Return the material word for word. Do not include the pictures.
-- start DATASET CONTENT --
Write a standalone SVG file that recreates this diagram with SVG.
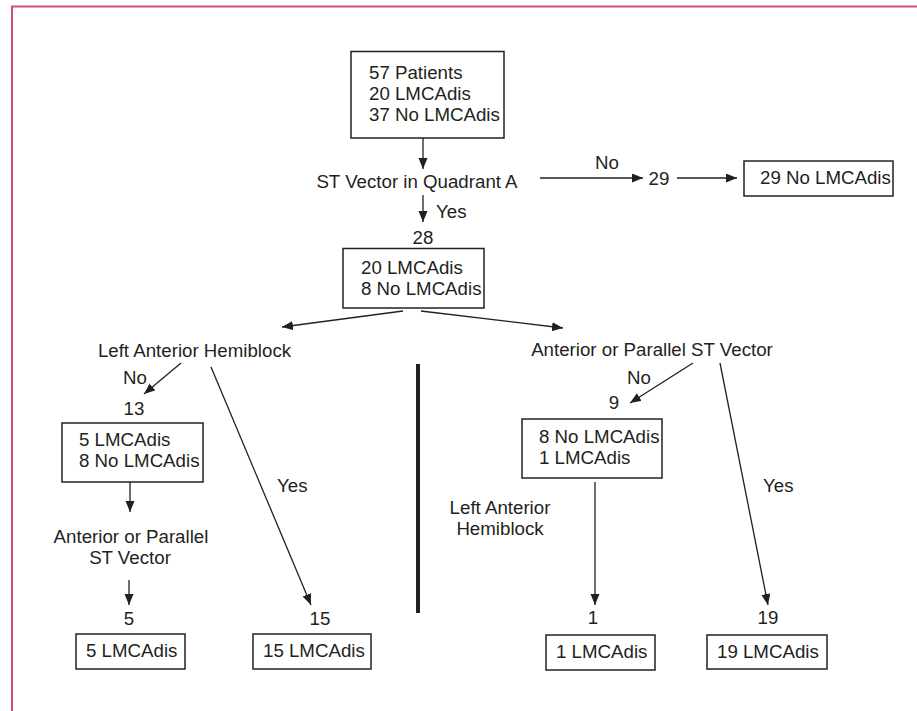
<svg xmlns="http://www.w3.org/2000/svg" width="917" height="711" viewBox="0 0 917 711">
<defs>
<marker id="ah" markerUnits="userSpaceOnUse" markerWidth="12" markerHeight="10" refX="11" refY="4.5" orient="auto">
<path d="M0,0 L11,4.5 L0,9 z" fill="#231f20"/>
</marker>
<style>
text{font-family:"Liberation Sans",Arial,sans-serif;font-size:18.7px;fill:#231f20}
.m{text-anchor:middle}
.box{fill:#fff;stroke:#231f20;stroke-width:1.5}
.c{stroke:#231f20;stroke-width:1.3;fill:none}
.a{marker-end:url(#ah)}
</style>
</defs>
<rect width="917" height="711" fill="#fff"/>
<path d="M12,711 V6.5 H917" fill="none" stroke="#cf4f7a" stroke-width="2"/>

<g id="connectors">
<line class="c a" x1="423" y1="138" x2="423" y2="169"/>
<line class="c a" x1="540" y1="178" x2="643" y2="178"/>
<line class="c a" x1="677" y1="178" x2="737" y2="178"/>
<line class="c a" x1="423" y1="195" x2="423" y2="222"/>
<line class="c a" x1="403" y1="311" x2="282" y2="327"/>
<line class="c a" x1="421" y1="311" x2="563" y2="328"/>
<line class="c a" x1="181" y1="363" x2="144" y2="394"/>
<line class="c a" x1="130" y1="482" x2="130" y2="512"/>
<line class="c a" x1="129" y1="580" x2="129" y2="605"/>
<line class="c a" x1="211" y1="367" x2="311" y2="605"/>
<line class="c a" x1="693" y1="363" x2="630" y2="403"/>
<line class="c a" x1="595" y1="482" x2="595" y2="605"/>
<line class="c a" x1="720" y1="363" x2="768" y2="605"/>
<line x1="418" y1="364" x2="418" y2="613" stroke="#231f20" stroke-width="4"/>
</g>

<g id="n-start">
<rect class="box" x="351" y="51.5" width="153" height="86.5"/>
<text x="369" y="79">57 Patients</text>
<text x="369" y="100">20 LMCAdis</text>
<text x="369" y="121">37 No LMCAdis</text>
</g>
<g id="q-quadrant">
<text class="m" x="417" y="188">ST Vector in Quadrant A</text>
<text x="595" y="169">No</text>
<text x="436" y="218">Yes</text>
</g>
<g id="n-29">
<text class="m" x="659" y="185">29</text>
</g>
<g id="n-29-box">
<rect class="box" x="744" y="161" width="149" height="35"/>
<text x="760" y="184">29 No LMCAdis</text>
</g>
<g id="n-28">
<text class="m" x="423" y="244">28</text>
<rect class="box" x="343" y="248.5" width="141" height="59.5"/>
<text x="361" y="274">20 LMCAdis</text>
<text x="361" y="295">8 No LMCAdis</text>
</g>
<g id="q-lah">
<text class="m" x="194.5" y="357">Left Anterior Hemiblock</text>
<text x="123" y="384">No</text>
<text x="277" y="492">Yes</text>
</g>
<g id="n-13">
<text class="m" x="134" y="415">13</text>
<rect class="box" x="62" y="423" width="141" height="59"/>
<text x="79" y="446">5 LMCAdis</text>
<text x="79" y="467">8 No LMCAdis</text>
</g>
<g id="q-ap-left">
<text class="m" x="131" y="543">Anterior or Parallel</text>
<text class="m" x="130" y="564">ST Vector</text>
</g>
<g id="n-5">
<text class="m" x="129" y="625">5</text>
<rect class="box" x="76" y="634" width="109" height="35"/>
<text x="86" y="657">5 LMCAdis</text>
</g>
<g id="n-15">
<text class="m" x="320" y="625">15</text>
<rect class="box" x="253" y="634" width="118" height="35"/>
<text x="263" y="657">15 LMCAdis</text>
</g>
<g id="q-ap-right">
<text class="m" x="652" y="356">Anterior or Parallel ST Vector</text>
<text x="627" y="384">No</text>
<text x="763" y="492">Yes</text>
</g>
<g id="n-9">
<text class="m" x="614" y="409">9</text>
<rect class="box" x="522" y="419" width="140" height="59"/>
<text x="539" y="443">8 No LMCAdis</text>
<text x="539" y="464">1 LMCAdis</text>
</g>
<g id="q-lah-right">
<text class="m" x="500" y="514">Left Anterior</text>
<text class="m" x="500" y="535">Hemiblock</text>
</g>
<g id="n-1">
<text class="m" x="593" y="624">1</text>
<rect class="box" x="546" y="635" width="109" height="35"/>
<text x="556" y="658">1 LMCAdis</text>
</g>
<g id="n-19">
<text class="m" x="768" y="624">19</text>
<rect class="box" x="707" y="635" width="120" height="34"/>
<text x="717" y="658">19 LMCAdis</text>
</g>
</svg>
-- end DATASET CONTENT --
■ ANSWER TO THIS PROBLEM ■
Write a standalone SVG file that recreates this diagram with SVG.
<svg xmlns="http://www.w3.org/2000/svg" width="917" height="711" viewBox="0 0 917 711">
<defs>
<marker id="ah" markerUnits="userSpaceOnUse" markerWidth="12" markerHeight="10" refX="11" refY="4.5" orient="auto">
<path d="M0,0 L11,4.5 L0,9 z" fill="#231f20"/>
</marker>
<style>
text{font-family:"Liberation Sans",Arial,sans-serif;font-size:18.7px;fill:#231f20}
.m{text-anchor:middle}
.box{fill:#fff;stroke:#231f20;stroke-width:1.5}
.c{stroke:#231f20;stroke-width:1.3;fill:none}
.a{marker-end:url(#ah)}
</style>
</defs>
<rect width="917" height="711" fill="#fff"/>
<path d="M12,711 V6.5 H917" fill="none" stroke="#cf4f7a" stroke-width="2"/>

<g id="connectors">
<line class="c a" x1="423" y1="138" x2="423" y2="169"/>
<line class="c a" x1="540" y1="178" x2="643" y2="178"/>
<line class="c a" x1="677" y1="178" x2="737" y2="178"/>
<line class="c a" x1="423" y1="195" x2="423" y2="222"/>
<line class="c a" x1="403" y1="311" x2="282" y2="327"/>
<line class="c a" x1="421" y1="311" x2="563" y2="328"/>
<line class="c a" x1="181" y1="363" x2="144" y2="394"/>
<line class="c a" x1="130" y1="482" x2="130" y2="512"/>
<line class="c a" x1="129" y1="580" x2="129" y2="605"/>
<line class="c a" x1="211" y1="367" x2="311" y2="605"/>
<line class="c a" x1="693" y1="363" x2="630" y2="403"/>
<line class="c a" x1="595" y1="482" x2="595" y2="605"/>
<line class="c a" x1="720" y1="363" x2="768" y2="605"/>
<line x1="418" y1="364" x2="418" y2="613" stroke="#231f20" stroke-width="4"/>
</g>

<g id="n-start">
<rect class="box" x="351" y="51.5" width="153" height="86.5"/>
<text x="369" y="79">57 Patients</text>
<text x="369" y="100">20 LMCAdis</text>
<text x="369" y="121">37 No LMCAdis</text>
</g>
<g id="q-quadrant">
<text class="m" x="417" y="188">ST Vector in Quadrant A</text>
<text x="595" y="169">No</text>
<text x="436" y="218">Yes</text>
</g>
<g id="n-29">
<text class="m" x="659" y="185">29</text>
</g>
<g id="n-29-box">
<rect class="box" x="744" y="161" width="149" height="35"/>
<text x="760" y="184">29 No LMCAdis</text>
</g>
<g id="n-28">
<text class="m" x="423" y="244">28</text>
<rect class="box" x="343" y="248.5" width="141" height="59.5"/>
<text x="361" y="274">20 LMCAdis</text>
<text x="361" y="295">8 No LMCAdis</text>
</g>
<g id="q-lah">
<text class="m" x="194.5" y="357">Left Anterior Hemiblock</text>
<text x="123" y="384">No</text>
<text x="277" y="492">Yes</text>
</g>
<g id="n-13">
<text class="m" x="134" y="415">13</text>
<rect class="box" x="62" y="423" width="141" height="59"/>
<text x="79" y="446">5 LMCAdis</text>
<text x="79" y="467">8 No LMCAdis</text>
</g>
<g id="q-ap-left">
<text class="m" x="131" y="543">Anterior or Parallel</text>
<text class="m" x="130" y="564">ST Vector</text>
</g>
<g id="n-5">
<text class="m" x="129" y="625">5</text>
<rect class="box" x="76" y="634" width="109" height="35"/>
<text x="86" y="657">5 LMCAdis</text>
</g>
<g id="n-15">
<text class="m" x="320" y="625">15</text>
<rect class="box" x="253" y="634" width="118" height="35"/>
<text x="263" y="657">15 LMCAdis</text>
</g>
<g id="q-ap-right">
<text class="m" x="652" y="356">Anterior or Parallel ST Vector</text>
<text x="627" y="384">No</text>
<text x="763" y="492">Yes</text>
</g>
<g id="n-9">
<text class="m" x="614" y="409">9</text>
<rect class="box" x="522" y="419" width="140" height="59"/>
<text x="539" y="443">8 No LMCAdis</text>
<text x="539" y="464">1 LMCAdis</text>
</g>
<g id="q-lah-right">
<text class="m" x="500" y="514">Left Anterior</text>
<text class="m" x="500" y="535">Hemiblock</text>
</g>
<g id="n-1">
<text class="m" x="593" y="624">1</text>
<rect class="box" x="546" y="635" width="109" height="35"/>
<text x="556" y="658">1 LMCAdis</text>
</g>
<g id="n-19">
<text class="m" x="768" y="624">19</text>
<rect class="box" x="707" y="635" width="120" height="34"/>
<text x="717" y="658">19 LMCAdis</text>
</g>
</svg>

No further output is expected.